Restoration of the metal elements – windows:
Specialist work was carried out on window frames and casements, brass hinges, ornamental screws and eight steel grilles.
The lower parts of the window frames, exposed to the elements including acid rain, were found to be the most deteriorated, together with the lever mechanisms, parts of which were missing or severely damaged.
Dirty and greasy surfaces of the metal elements were cleaned and were chemically rid of non-original coatings. This was followed by re-grinding, brushing and final polishing. Missing parts were replaced by copies manufactured to match the preserved originals. As part of the restoration process window casements and frames were dismantled and reassembled in the workshops.
The steel grilles, where heavily mechanically damaged, were replaced by copies. Layers of non-original coatings were stripped back to the metal. The surface was then treated with tannin corrosion remover and then coated with an anti-corrosive substance. A final layer of black varnish was then added.
The windows were glazed with special safety glass.
Restoration of the metal elements – railings:
Restoration of the railings involved renovation of rectangular steel profiles and ornamental brass fittings as well as installation of decorative anti-skid stoppers. Firstly the railings had to be taken apart and old coatings removed by mechanical and chemical means. Industrial degreaser was used to remove surface grease. The railings were then given an anti-corrosive coating. The steel profiles were painted in a shade of ivory to match the original 1930’s colour.
Work was also carried out on the wooden handrail, which was cleaned and polished, then waxed and re-polished.
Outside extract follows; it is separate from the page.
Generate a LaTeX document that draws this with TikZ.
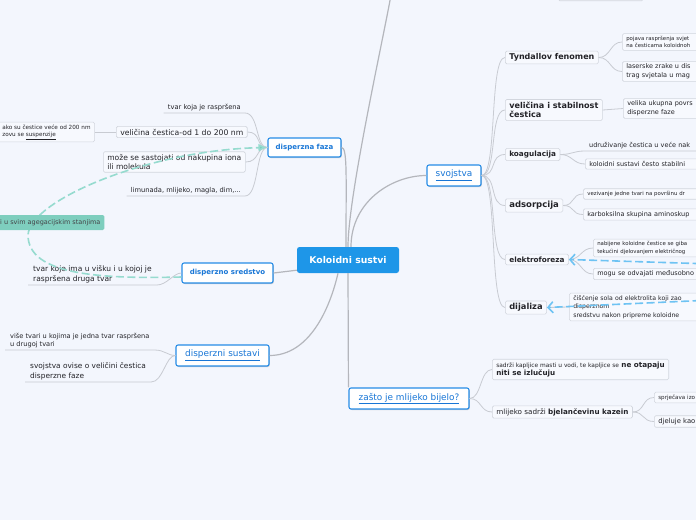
\documentclass[tikz,border=0pt]{standalone}
\usepackage{fontspec}
\setmainfont{DejaVu Sans}
\usetikzlibrary{arrows.meta,calc,shadows}
\definecolor{bgc}{RGB}{243,246,253}
\definecolor{rootblue}{RGB}{30,150,232}
\definecolor{mblue}{RGB}{38,140,230}
\definecolor{mtext}{RGB}{24,118,214}
\definecolor{boxgray}{RGB}{210,214,222}
\definecolor{boxfill}{RGB}{247,249,254}
\definecolor{lgray}{RGB}{200,203,210}
\definecolor{mgray}{RGB}{180,182,188}
\definecolor{txt}{RGB}{35,35,40}
\definecolor{tealfill}{RGB}{126,206,190}
\definecolor{tealline}{RGB}{150,219,207}
\definecolor{tealtip}{RGB}{120,205,190}
\definecolor{relblue}{RGB}{110,195,243}
\newcommand\fsz[2]{\fontsize{#1}{#2}\selectfont}
\tikzset{
 bx/.style={draw=boxgray, fill=boxfill, rounded corners=1.5pt, line width=0.6pt, inner xsep=4pt, inner ysep=2.5pt, align=left, text=txt, anchor=west},
 plain/.style={inner xsep=4pt, inner ysep=2pt, align=left, text=txt},
 rootnode/.style={fill=rootblue, rounded corners=2.5pt, text=white, font=\fsz{9.3}{11}\bfseries, minimum width=102pt, minimum height=26pt, inner sep=0pt},
 mainnode/.style={draw=mblue, line width=1.1pt, fill=white, rounded corners=2pt, text=mtext, inner sep=0pt, drop shadow={shadow xshift=0.8pt, shadow yshift=-1pt, fill=black, opacity=0.18}},
 conn/.style={draw=lgray, line width=0.8pt},
 mconn/.style={draw=mgray, line width=1.2pt},
 rel/.style={dash pattern=on 8pt off 3.5pt, line width=1.6pt},
}
\begin{document}
\begin{tikzpicture}[x=1pt,y=-1pt]
\useasboundingbox (0,0) rectangle (696,520);
\fill[bgc] (0,0) rectangle (696,520);
\clip (0,0) rectangle (696,520);

% ---------- main nodes
\node[rootnode] (root) at (348,260) {Koloidni sustvi};
\node[mainnode, font=\fsz{7}{8.5}\bfseries, minimum width=73pt, minimum height=19pt] (df) at (304.5,147.5) {disperzna faza};
\node[mainnode, font=\fsz{7}{8.5}\bfseries, minimum width=91pt, minimum height=20pt] (ds) at (227.5,273) {disperzno sredstvo};
\node[mainnode, font=\fsz{8.9}{10.5}, minimum width=93pt, minimum height=21pt] (dsu) at (222.5,355.5) {\underline{disperzni sustavi}};
\node[mainnode, font=\fsz{8.9}{10.5}, minimum width=54pt, minimum height=21pt] (svo) at (454,175.5) {\underline{svojstva}};
\node[mainnode, font=\fsz{8.9}{10.5}, minimum width=120pt, minimum height=21pt] (mlij) at (409,398.5) {\underline{zašto je mlijeko bijelo?}};
\node[bx, anchor=south west, minimum width=85pt, minimum height=20pt] (topbox) at (558,1) {};
\coordinate (topend) at (391,-5);

% ---------- left side
\node[plain, anchor=south east, font=\fsz{6.7}{8}] (t1) at (245,113) {tvar koja je raspršena};
\node[bx, font=\fsz{7.7}{9}] (veli) at (116,132) {veličina čestica-od 1 do 200 nm};
\node[bx, font=\fsz{5.7}{7}] (ako) at (-2,132) {ako su čestice veće od 200 nm\\zovu se \underline{suspenzije}};
\node[bx, font=\fsz{7.6}{9.3}] (moze) at (103,162) {može se sastojati od nakupina iona\\ili molekula};
\node[plain, anchor=south east, font=\fsz{6.7}{8}] (lim) at (245,196) {limunada, mlijeko, magla, dim,...};
\node[plain, anchor=south west, inner xsep=5pt, font=\fsz{7.5}{9.5}] (t2) at (28,285) {tvar koje ima u višku i u kojoj je\\raspršena druga tvar};
\node[plain, anchor=south west, inner xsep=5pt, font=\fsz{6.6}{8}] (vise) at (5,350) {više tvari u kojima je jedna tvar raspršena\\u drugoj tvari};
\node[plain, anchor=south west, inner xsep=5pt, font=\fsz{7.4}{9.5}] (sv) at (25,382) {svojstva ovise o veličini čestica\\disperzne faze};

% ---------- right side (svojstva)
\node[bx, font=\fsz{8}{9.5}\bfseries] (tyn) at (505,57.5) {Tyndallov fenomen};
\node[bx, font=\fsz{5.4}{7.3}, text width=110pt] (tyn1) at (622,42) {pojava raspršenja svjet\\na česticama koloidnoh};
\node[bx, font=\fsz{6.5}{8.6}, text width=110pt] (tyn2) at (622,71.5) {laserske zrake u dis\\trag svjetala u mag};
\node[bx, font=\fsz{8.1}{9.5}\bfseries] (vel) at (505,110) {veličina i stabilnost\\čestica};
\node[bx, font=\fsz{6.5}{8.6}, text width=110pt] (vel1) at (623,108.5) {velika ukupna povrs\\disperzne faze};
\node[bx, font=\fsz{7.3}{8.5}\bfseries] (koag) at (505,154.5) {koagulacija};
\node[plain, anchor=south west, font=\fsz{6.5}{8.5}, text width=130pt] (koag1) at (585,151) {udruživanje čestica u veće nak};
\node[bx, font=\fsz{6.5}{8.5}, text width=130pt] (koag2) at (585,164) {koloidni sustavi često stabilni};
\node[bx, font=\fsz{8.5}{10}\bfseries] (ads) at (505,205.5) {adsorpcija};
\node[bx, font=\fsz{5.4}{7.3}, text width=130pt] (ads1) at (583,194) {vezivanje jedne tvari na površinu dr};
\node[bx, font=\fsz{6.5}{8.5}, text width=130pt] (ads2) at (583,214.5) {karboksilna skupina aminoskup};
\node[bx, font=\fsz{7.3}{8.5}\bfseries] (elek) at (505,259.5) {elektroforeza};
\node[bx, font=\fsz{5.4}{7.3}, text width=130pt] (elek1) at (593,248) {nabijene koloidne čestice se giba\\tekućini djelovanjem električnog};
\node[bx, font=\fsz{6.5}{8.5}, text width=130pt] (elek2) at (593,274) {mogu se odvajati međusobno};
\node[bx, font=\fsz{8.3}{10}\bfseries] (dij) at (505,307.5) {dijaliza};
\node[bx, font=\fsz{6.2}{8.2}, text width=150pt] (dij1) at (569,307) {čišćenje sola od elektrolita koji zao\\disperznom\\sredstvu nakon pripreme koloidne};

% ---------- bottom right (mlijeko)
\node[bx, font=\fsz{7.2}{8.5}] (ml1) at (492,369.5) {{\fontsize{5.9}{8}\selectfont sadrži kapljice masti u vodi, te kapljice se} \textbf{ne otapaju}\\\textbf{niti se izlučuju}};
\node[bx, font=\fsz{7.2}{8.5}] (ml2) at (492,412) {mlijeko sadrži \textbf{bjelančevinu kazein}};
\node[bx, font=\fsz{5.6}{7.3}, text width=60pt] (ml2a) at (654,397.5) {sprječava izo};
\node[bx, font=\fsz{6.8}{8.5}, text width=60pt] (ml2b) at (654,421.5) {djeluje kao};

% ---------- main connectors
\draw[mconn] (df.east) .. controls +(6,0) and +(0,-70) .. ([xshift=-2pt]root.north);
\draw[mconn] ([xshift=3pt]root.north) .. controls +(0,-45) and +(-35,0) .. (svo.west);
\draw[mconn] (root.north) .. controls +(0,-50) and +(-8,45) .. (topend);
\draw[mconn] (ds.east) -- ($(root.south west)+(0,-3)$);
\draw[mconn] (dsu.east) .. controls +(40,0) and +(-8,35) .. ([xshift=-10pt]root.south);
\draw[mconn] (root.south) -- (mlij.north west);

% ---------- left connectors
\draw[conn] (ako.east) -- (veli.west);
\draw[conn] (veli.east) .. controls +(14,0) and +(-12,0) .. (df.west);
\draw[conn] (moze.east) .. controls +(14,0) and +(-12,0) .. (df.west);
\draw[conn] (t1.south west) -- (t1.south east) .. controls +(14,0) and +(-12,0) .. (df.west);
\draw[conn] (lim.south west) -- (lim.south east) .. controls +(14,0) and +(-12,0) .. (df.west);
\draw[conn] (t2.south west) -- (t2.south east) .. controls +(10,0) and +(-8,0) .. (ds.west);
\draw[conn] (vise.south west) -- (vise.south east) .. controls +(10,0) and +(-8,0) .. (dsu.west);
\draw[conn] (sv.south west) -- (sv.south east) .. controls +(12,0) and +(-10,0) .. (dsu.west);

% ---------- right connectors
\foreach \n in {tyn,vel,koag,ads,elek,dij}
  \draw[conn] (svo.east) .. controls +(16,0) and +(-16,0) .. (\n.west);
\draw[conn] (tyn.east) .. controls +(12,0) and +(-12,0) .. (tyn1.west);
\draw[conn] (tyn.east) .. controls +(12,0) and +(-12,0) .. (tyn2.west);
\draw[conn] (vel.east) -- (vel1.west);
\draw[conn] (koag.east) .. controls +(12,0) and +(-12,0) .. (koag1.south west) -- (koag1.south east);
\draw[conn] (koag.east) .. controls +(12,0) and +(-12,0) .. (koag2.west);
\draw[conn] (ads.east) .. controls +(12,0) and +(-12,0) .. (ads1.west);
\draw[conn] (ads.east) .. controls +(12,0) and +(-12,0) .. (ads2.west);
\draw[conn] (elek.east) .. controls +(12,0) and +(-12,0) .. (elek1.west);
\draw[conn] (elek.east) .. controls +(12,0) and +(-12,0) .. (elek2.west);
\draw[conn] (dij.east) -- (dij1.west);
\draw[conn] (mlij.east) .. controls +(12,0) and +(-12,0) .. (ml1.west);
\draw[conn] (mlij.east) .. controls +(12,0) and +(-12,0) .. (ml2.west);
\draw[conn] (ml2.east) .. controls +(12,0) and +(-12,0) .. (ml2a.west);
\draw[conn] (ml2.east) .. controls +(12,0) and +(-12,0) .. (ml2b.west);

% ---------- relationship connectors
\draw[rel, draw=tealline, -{Latex[length=9pt,width=8pt,fill=tealtip]}]
  ($(ds.west)+(0,4)$) .. controls (100,279) and (28,275) .. (28,235)
  .. controls (30,200) and (150,150) .. (df.west);
\node[fill=tealfill, rounded corners=1.5pt, anchor=west, font=\fsz{6.5}{7.5}, text=txt!85, inner xsep=4pt, minimum height=15pt] (lbl) at (-4,222.5) {i u svim agegacijskim stanjima};
\coordinate (ef) at (712,264);
\coordinate (dj) at (712,300);
\draw[rel, draw=relblue, -{Straight Barb[length=5pt,width=11pt]}] (ef) -- (elek.east);
\draw[rel, draw=relblue, -{Straight Barb[length=5pt,width=11pt]}] (dj) -- (dij.east);
\end{tikzpicture}
\end{document}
Restoration of the metal elements – light fittings:
Renovation of the original chandeliers in the interior of the Czech Radio building was also part of the restoration remit. The chandeliers were taken apart and the severely deteriorated nickel coating chemically removed. The surface was re-ground, cleaned and rid of grease deposits. To maintain the original appearance, a new nickel coating was then applied and all parts polished to achieve a high level of lustre. Dirt from the glass parts of the chandeliers was also removed.
Restoration of the metal elements of the safe:
Metal elements of the original safe consisted mainly of its interior shell and locks. Prior to restoration the existing state of the safe and its dismantling were photo documented.
Non-original and defective coatings, including the nickel coating, were removed mechanically and by chemical means back to the metal core of the safe. This was followed by re-coating in copper and then by nickel. The surface was repeatedly treated with tannin and a anti-corrosive undercoat. A surface coating was applied in the colour of the original. To conclude, replicas of the two sets of keys to the safe were manufactured.
Picture window frames and door frames:
GEMA ART GROUP a. s. was also responsible for the restoration survey of the steel frames for large picture windows with low wide parapets (so called “výkladec” in Czech) and of the door frames. Brass fittings were appropriately treated and the metal grille covering the glass re-fitted.